*Problem*
Output every line of the material exactly, omitting images.

*Information shown*

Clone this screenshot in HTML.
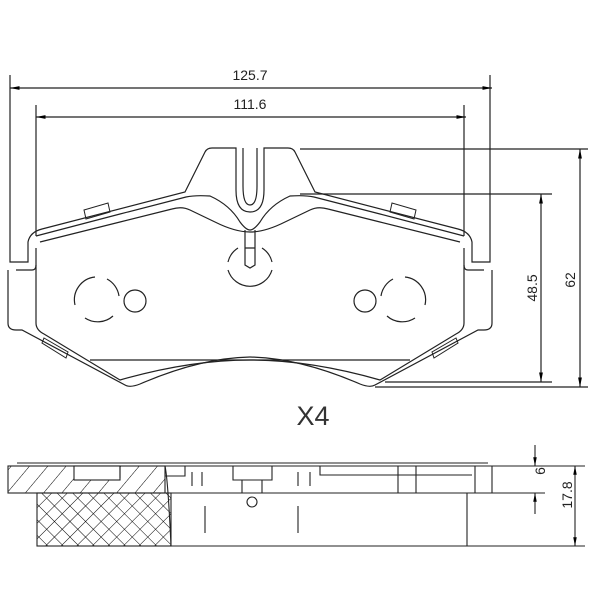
<!DOCTYPE html>
<html><head><style>body{margin:0;background:#fff}svg{display:block}</style></head><body>
<svg width="600" height="600" viewBox="0 0 600 600" xmlns="http://www.w3.org/2000/svg" font-family="Liberation Sans, sans-serif">
<defs>
<marker id="a" viewBox="0 0 10 10" refX="10" refY="5" markerWidth="8" markerHeight="8" orient="auto-start-reverse"><path d="M0,3 L10,5 L0,7z" fill="#000"/></marker>
<pattern id="hatch" width="14" height="14" patternUnits="userSpaceOnUse" patternTransform="rotate(40)"><line x1="0" y1="0" x2="0" y2="14" stroke="#000" stroke-width="1"/></pattern>
<pattern id="cross" width="11" height="11" patternUnits="userSpaceOnUse" patternTransform="rotate(45)"><path d="M0,0V11M0,0H11" stroke="#000" stroke-width="1" fill="none"/></pattern>
<g id="half" fill="none" stroke="#222" stroke-width="1.2">
<path d="M10,75 V262 H28 V242 Q30,232 42,229 L185,192 L205,152 Q207,148 212,148 H236 V190 Q236,212 250,212"/>
<path d="M243,148 V186 Q243,205 250,205"/>
<path d="M36,236 L120,214 L186,197 Q195,195 210,196 Q230,205 240,222 Q246,230 250,230"/>
<path d="M40,242 L120,222 L172,209 Q182,206 190,210 L215,222 Q235,232 250,232"/>
<path d="M36,105 V236"/>
<path d="M16,270 H32 Q36,270 36,265 V248"/>
<path d="M8,270 V323 Q8,330 16,330 H22 L125,385 Q130,388 140,384 Q200,358 250,357"/>
<path d="M36,265 V323 Q36,330 44,334 L120,380 Q190,360 250,360"/>
<path d="M90,360 H250"/>
<path d="M84,210 L108,203 L110,212 L86,219z M44,338 L68,352 L66,358 L42,343z" stroke-width="1"/>
<path d="M95,277 A23,23 0 0 0 75,305 M85,318 A23,23 0 0 0 113,316 M107,279 A23,23 0 0 1 119,296" stroke-width="1.2"/>
<circle cx="135" cy="301" r="11"/>
</g>
</defs>
<use href="#half"/>
<use href="#half" transform="translate(500,0) scale(-1,1)"/>
<g fill="none" stroke="#222" stroke-width="1.2">
<path d="M228,270 A23,23 0 0 0 272,270 M228,262 A23,23 0 0 1 238,248 M262,248 A23,23 0 0 1 272,262"/>
<path d="M245,230 V265 L250,268 L255,265 V230 M245,248 H255"/>
<line x1="10" y1="88" x2="492" y2="88" marker-start="url(#a)" marker-end="url(#a)"/>
<line x1="36" y1="117" x2="466" y2="117" marker-start="url(#a)" marker-end="url(#a)"/>
<line x1="300" y1="149" x2="588" y2="149"/>
<line x1="300" y1="194" x2="552" y2="194"/>
<line x1="385" y1="382" x2="552" y2="382"/>
<line x1="375" y1="387" x2="588" y2="387"/>
<line x1="541" y1="194" x2="541" y2="382" marker-start="url(#a)" marker-end="url(#a)"/>
<line x1="580" y1="149" x2="580" y2="387" marker-start="url(#a)" marker-end="url(#a)"/>
</g>
<g font-size="14" fill="#222">
<text x="250" y="80" text-anchor="middle">125.7</text>
<text x="250" y="109" text-anchor="middle">111.6</text>
<text transform="translate(537,288) rotate(-90)" text-anchor="middle">48.5</text>
<text transform="translate(575,280) rotate(-90)" text-anchor="middle">62</text>
<text transform="translate(545,471) rotate(-90)" text-anchor="middle">6</text>
<text transform="translate(572,495) rotate(-90)" text-anchor="middle">17.8</text>
</g>
<text x="313" y="425" font-size="27" text-anchor="middle" fill="#333" font-weight="300">X4</text>
<g fill="none" stroke="#222" stroke-width="1.1">
<rect x="8" y="466" width="157" height="27" fill="url(#hatch)"/>
<rect x="74" y="466" width="46" height="14" fill="#fff"/>
<rect x="37" y="493" width="134" height="53" fill="url(#cross)"/>
<path d="M165,466 H492 V493 H165 M17,463 H488"/>
<path d="M120,478 V466 M165,466 Q168,480 171,546 M37,546 H467 V493"/>
<path d="M165,476 H185 V466 M192,472 V486 M202,472 V486 M233,466 V480 H272 V466 M242,480 V493 M262,480 V493"/>
<circle cx="252" cy="502" r="5"/>
<path d="M205,506 V533 M298,506 V533 M298,472 V486 M310,472 V486 M320,466 V475 H472 M398,466 V493 H416 V466 M475,466 V493"/>
<path d="M492,466 H585 M467,493 H545 M467,546 H585"/>
<line x1="535" y1="445" x2="535" y2="466" marker-end="url(#a)"/>
<line x1="535" y1="514" x2="535" y2="493" marker-end="url(#a)"/>
<line x1="575" y1="466" x2="575" y2="546" marker-start="url(#a)" marker-end="url(#a)"/>
</g>
</svg>
</body></html>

*Expected answer*
Clone this screenshot in HTML.
<!DOCTYPE html>
<html><head><style>body{margin:0;background:#fff}svg{display:block}</style></head><body>
<svg width="600" height="600" viewBox="0 0 600 600" xmlns="http://www.w3.org/2000/svg" font-family="Liberation Sans, sans-serif">
<defs>
<marker id="a" viewBox="0 0 10 10" refX="10" refY="5" markerWidth="8" markerHeight="8" orient="auto-start-reverse"><path d="M0,3 L10,5 L0,7z" fill="#000"/></marker>
<pattern id="hatch" width="14" height="14" patternUnits="userSpaceOnUse" patternTransform="rotate(40)"><line x1="0" y1="0" x2="0" y2="14" stroke="#000" stroke-width="1"/></pattern>
<pattern id="cross" width="11" height="11" patternUnits="userSpaceOnUse" patternTransform="rotate(45)"><path d="M0,0V11M0,0H11" stroke="#000" stroke-width="1" fill="none"/></pattern>
<g id="half" fill="none" stroke="#222" stroke-width="1.2">
<path d="M10,75 V262 H28 V242 Q30,232 42,229 L185,192 L205,152 Q207,148 212,148 H236 V190 Q236,212 250,212"/>
<path d="M243,148 V186 Q243,205 250,205"/>
<path d="M36,236 L120,214 L186,197 Q195,195 210,196 Q230,205 240,222 Q246,230 250,230"/>
<path d="M40,242 L120,222 L172,209 Q182,206 190,210 L215,222 Q235,232 250,232"/>
<path d="M36,105 V236"/>
<path d="M16,270 H32 Q36,270 36,265 V248"/>
<path d="M8,270 V323 Q8,330 16,330 H22 L125,385 Q130,388 140,384 Q200,358 250,357"/>
<path d="M36,265 V323 Q36,330 44,334 L120,380 Q190,360 250,360"/>
<path d="M90,360 H250"/>
<path d="M84,210 L108,203 L110,212 L86,219z M44,338 L68,352 L66,358 L42,343z" stroke-width="1"/>
<path d="M95,277 A23,23 0 0 0 75,305 M85,318 A23,23 0 0 0 113,316 M107,279 A23,23 0 0 1 119,296" stroke-width="1.2"/>
<circle cx="135" cy="301" r="11"/>
</g>
</defs>
<use href="#half"/>
<use href="#half" transform="translate(500,0) scale(-1,1)"/>
<g fill="none" stroke="#222" stroke-width="1.2">
<path d="M228,270 A23,23 0 0 0 272,270 M228,262 A23,23 0 0 1 238,248 M262,248 A23,23 0 0 1 272,262"/>
<path d="M245,230 V265 L250,268 L255,265 V230 M245,248 H255"/>
<line x1="10" y1="88" x2="492" y2="88" marker-start="url(#a)" marker-end="url(#a)"/>
<line x1="36" y1="117" x2="466" y2="117" marker-start="url(#a)" marker-end="url(#a)"/>
<line x1="300" y1="149" x2="588" y2="149"/>
<line x1="300" y1="194" x2="552" y2="194"/>
<line x1="385" y1="382" x2="552" y2="382"/>
<line x1="375" y1="387" x2="588" y2="387"/>
<line x1="541" y1="194" x2="541" y2="382" marker-start="url(#a)" marker-end="url(#a)"/>
<line x1="580" y1="149" x2="580" y2="387" marker-start="url(#a)" marker-end="url(#a)"/>
</g>
<g font-size="14" fill="#222">
<text x="250" y="80" text-anchor="middle">125.7</text>
<text x="250" y="109" text-anchor="middle">111.6</text>
<text transform="translate(537,288) rotate(-90)" text-anchor="middle">48.5</text>
<text transform="translate(575,280) rotate(-90)" text-anchor="middle">62</text>
<text transform="translate(545,471) rotate(-90)" text-anchor="middle">6</text>
<text transform="translate(572,495) rotate(-90)" text-anchor="middle">17.8</text>
</g>
<text x="313" y="425" font-size="27" text-anchor="middle" fill="#333" font-weight="300">X4</text>
<g fill="none" stroke="#222" stroke-width="1.1">
<rect x="8" y="466" width="157" height="27" fill="url(#hatch)"/>
<rect x="74" y="466" width="46" height="14" fill="#fff"/>
<rect x="37" y="493" width="134" height="53" fill="url(#cross)"/>
<path d="M165,466 H492 V493 H165 M17,463 H488"/>
<path d="M120,478 V466 M165,466 Q168,480 171,546 M37,546 H467 V493"/>
<path d="M165,476 H185 V466 M192,472 V486 M202,472 V486 M233,466 V480 H272 V466 M242,480 V493 M262,480 V493"/>
<circle cx="252" cy="502" r="5"/>
<path d="M205,506 V533 M298,506 V533 M298,472 V486 M310,472 V486 M320,466 V475 H472 M398,466 V493 H416 V466 M475,466 V493"/>
<path d="M492,466 H585 M467,493 H545 M467,546 H585"/>
<line x1="535" y1="445" x2="535" y2="466" marker-end="url(#a)"/>
<line x1="535" y1="514" x2="535" y2="493" marker-end="url(#a)"/>
<line x1="575" y1="466" x2="575" y2="546" marker-start="url(#a)" marker-end="url(#a)"/>
</g>
</svg>
</body></html>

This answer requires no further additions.